Grey peas (Latvian: Pelēkie zirņi) is a popular Latvian cuisine snack made from large grey peas. It is a traditional Christmas dish in Latvia.

Grey peas also survive as a tradition meal in parts of Britain. For example, grey peas and bacon are commonly available in the Black Country region, and black peas are traditional winter food in Lancashire.

==History==
Latvians have been eating peas for hundreds of years. Peas, along with barley and beans, were one of the main dishes of the early centuries, and they remained important until the beginning of the potato era in the 19th century. Nowadays, grey peas with bacon are offered in travel guides as a special Latvian dish worth tasting.

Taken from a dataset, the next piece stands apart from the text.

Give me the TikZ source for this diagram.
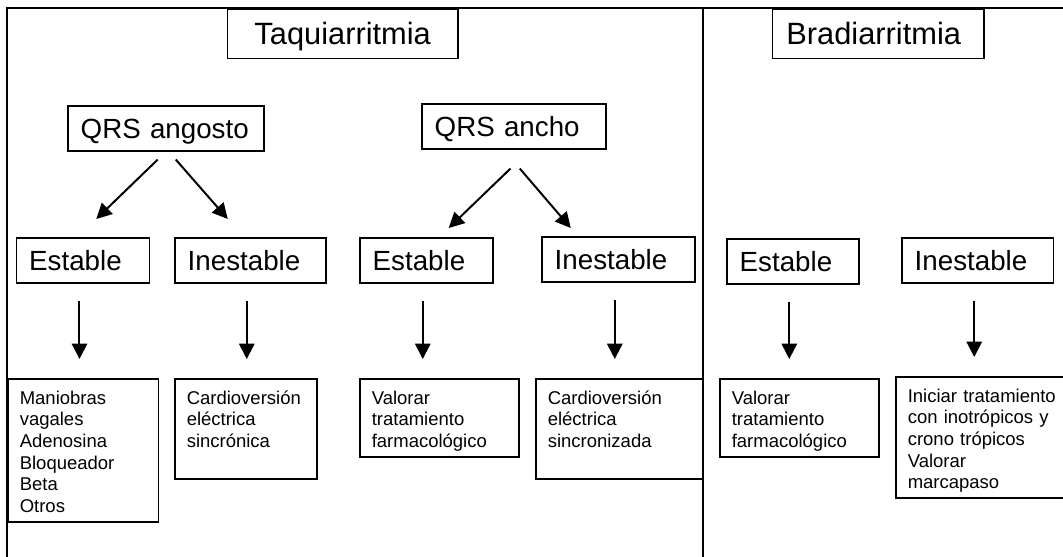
\documentclass[tikz,border=0pt]{standalone}
\usepackage{fontspec}
\setmainfont{Liberation Sans}
\usetikzlibrary{arrows.meta,calc}

\begin{document}
\begin{tikzpicture}[x=0.649pt, y=-0.649pt]
  \tikzstyle{titlebox} = [rectangle, draw=black, line width=1pt, anchor=north west, font=\fontsize{20}{24}\selectfont, minimum height=32.4pt, inner xsep=9pt, text height=14.3pt, text depth=0pt]
  \tikzstyle{medbox} = [rectangle, draw=black, line width=1pt, anchor=north west, font=\fontsize{18}{21.6}\selectfont, minimum height=29.2pt, inner xsep=8.4pt, align=left, text height=12.9pt, text depth=0pt]
  \tikzstyle{smallbox} = [rectangle, draw=black, line width=1pt, anchor=north west, font=\fontsize{12}{14.1}\selectfont, inner xsep=7.8pt, inner ysep=7.8pt, align=left, text height=8.6pt]
  \tikzstyle{arrow} = [line width=1.3pt, -{Triangle[length=10pt,width=10pt]}]
  \tikzstyle{frame} = [line width=1.3pt]
  \useasboundingbox (0,0) rectangle (1063,556);
  \clip (0,0) rectangle (1063,556);
  \draw [frame] (1070,8) -- (7,8) -- (7,560);
  \draw [frame] (703,8) -- (703,560);
  \node (taqui) [titlebox, text width=131.5pt, align=center] at (226.7,8) {Taquiarritmia};
  \node (bradi) [titlebox, text width=119.1pt, align=left] at (771.7,8) {Bradiarritmia};
  \node (qa) [medbox, text width=110.4pt] at (67,105) {QRS angosto};
  \node (qn) [medbox, text width=102.9pt] at (421,103) {QRS ancho};
  \node (e1) [medbox, text width=69.8pt] at (15.5,237) {Estable};
  \node (i1) [medbox, text width=81.2pt] at (174,237) {Inestable};
  \node (e2) [medbox, text width=69.5pt] at (359,237) {Estable};
  \node (i2) [medbox, text width=82.5pt] at (541,236) {Inestable};
  \node (e3) [medbox, text width=68.9pt] at (726,238) {Estable};
  \node (i3) [medbox, text width=81.8pt] at (901,237) {Inestable};
  \node (b1) [smallbox, text width=82.1pt, text depth=68.6pt] at (7,378) {Maniobras\\vagales\\Adenosina\\Bloqueador\\Beta\\Otros};
  \node (b2) [smallbox, text width=76.6pt, text depth=40.7pt] at (174,378) {Cardioversión\\eléctrica\\sincrónica};
  \node (b3) [smallbox, text width=87.6pt, text depth=26.4pt] at (359,378) {Valorar\\tratamiento\\farmacológico};
  \node (b4) [smallbox, text width=92.6pt, text depth=40.7pt] at (535,378) {Cardioversión\\eléctrica\\sincronizada};
  \node (b5) [smallbox, text width=87.6pt, text depth=26.4pt] at (719,378) {Valorar\\tratamiento\\farmacológico};
  \node (b6) [smallbox, text width=98pt, text depth=54.3pt] at (895,376) {Iniciar tratamiento\\con inotrópicos y\\crono trópicos\\Valorar\\marcapaso};
  \draw [arrow] ($(qa.south)+(-8,8)$) -- ($(e1.north)+(13.25,-18)$);
  \draw [arrow] ($(qa.south)+(10,8)$) -- ($(i1.north)+(-22.5,-18)$);
  \draw [arrow] ($(qn.south)+(-3.5,19)$) -- ($(e2.north)+(22.5,-9)$);
  \draw [arrow] ($(qn.south)+(5.75,19)$) -- ($(i2.north)+(-47.5,-8)$);
  \foreach \a/\b in {e1/b1,i1/b2,e2/b3,i2/b4,e3/b5,i3/b6}
    \draw [arrow] ($(\a.south)+(-3.5,17)$) -- ($(\a.south |- \b.north)+(-3.5,-19)$);
\end{tikzpicture}
\end{document}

Ground peas, also called pelus, are known in Lithuania as grey peas, the seeds of which are brown. They have been grown in Europe since the Neolithic. Now gardeners grow only garden peas on their plots for food, the seeds of which are white-yellowish or greenish in colour, and the same green immature peas that are eaten fresh, dried or canned. The latter were brought out relatively late, in the 17th century. In the beginning, they were introduced to the peasants' table even later until they finally became popular. In some regions, there are areas left over from which old field peas are still being prepared for human consumption. Latvians not only grow ordinary peas, but also love ancient grey peas, presenting them as a unique, representative dish of their country.

==Protected product==
In 2015, Latvian large grey peas were entered into the Register of protected geographical indications for national products of the European Union. Dried peas of the "Retria" variety are best for these pea dishes, which differ from other smaller grey peas in their impressive size: 1000 peas weigh 360–380 g. Although their number in pods is not large, it is compensated by good culinary properties – relatively short cooking time, good taste properties. The State Institute of Crop Production (Latvian: Valsts Priekuļu laukaugu selekcijas institūts) is probably the only place in the world where large grey peas are selected and grown for food. The "Retriver" breed was also created here. The quality of peas is influenced by the appropriate Latvian soil and climatic conditions.

==Latvian recipe==
- Ingredients: 500 g of red peas, 150 g of bacon, 80 g of onion, salt (to taste).
- Preparation: Soak the peas and cook them gently (it is important not to overcook so that the peas do not come out of their skin). Chopped bacon and onions are fried in a pan. Add cooked peas, salt, stir and serve.

As a snack, peas are served on a plate, sprinkled with salt, mixed with cracklings and onions. Kefir or sour milk can be served with them. Popcorn peas go well with beer.